ANZ chief economist Bernard Hodgetts said weak confidence combined with higher interest rates, taxes and petrol prices would act as a drag on economic activity.
The June survey of business opinion by the Institute of Economic Research, published last week, showed that weaker confidence was starting to undermine investment and employment intentions, Mr Hodgetts said.
That implied more modest growth for the economy over the rest of the year and less need for monetary curbs.
However, the Reserve Bank would have to balance that against the inflationary dangers from higher oil prices and the continuing weakness of the New Zealand dollar.
June inflation numbers out last week showed little sign of generalised prices increases.
"Weaker trading conditions appear to be limiting the scope for retailers and others to pass these [cost] pressures on to consumers," Mr Hodgetts said.
However, those higher costs would not disappear, and the new industrial relations framework could increase wage pressures.
Export growth would flow through to the domestic sector.
The boost to poorer families from the introduction of income-related state house rents would also stimulate activity, he said.
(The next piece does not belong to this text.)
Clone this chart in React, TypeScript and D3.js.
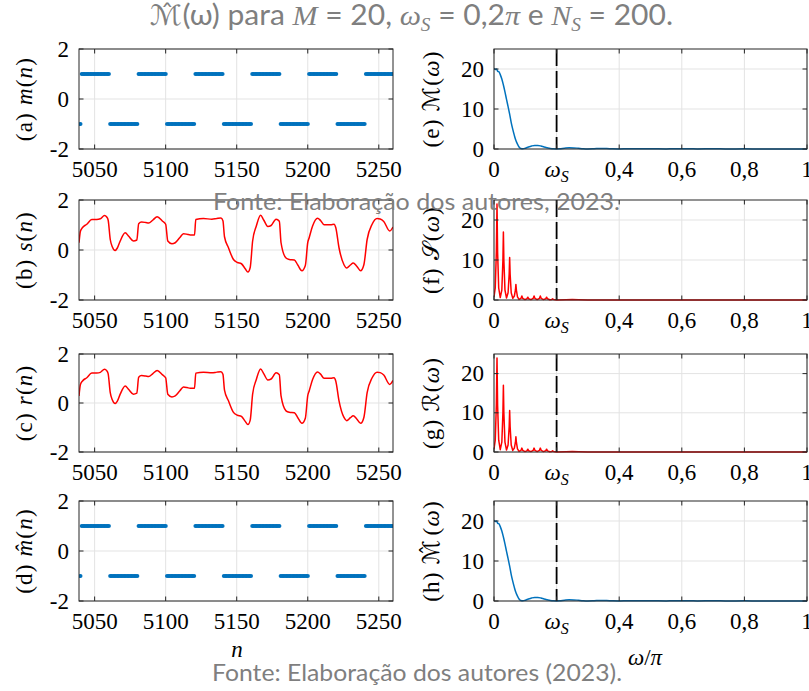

"But for now we believe the Reserve Bank will undertake just one more 25-point increase in the cash rate in October.
"It is expected to balance off the risks of higher inflation against the possible derailing of the economy if interest rates are raised too aggressively in the current growth environment."
Deutsche Bank senior economist Darren Gibbs expected the Reserve to lift rates 25 basis points next month, but said it was a close call.
The near-term outlook for the economy was weaker than the Reserve had envisaged in its May monetary policy statement, which implied a 25-point rate rise next month, he said.
But the outlook from the end of the year was much brighter, "largely reflecting the sharp fall in the exchange rate to a level 8.8 per cent below the bank's assumed level for the second half of 2000."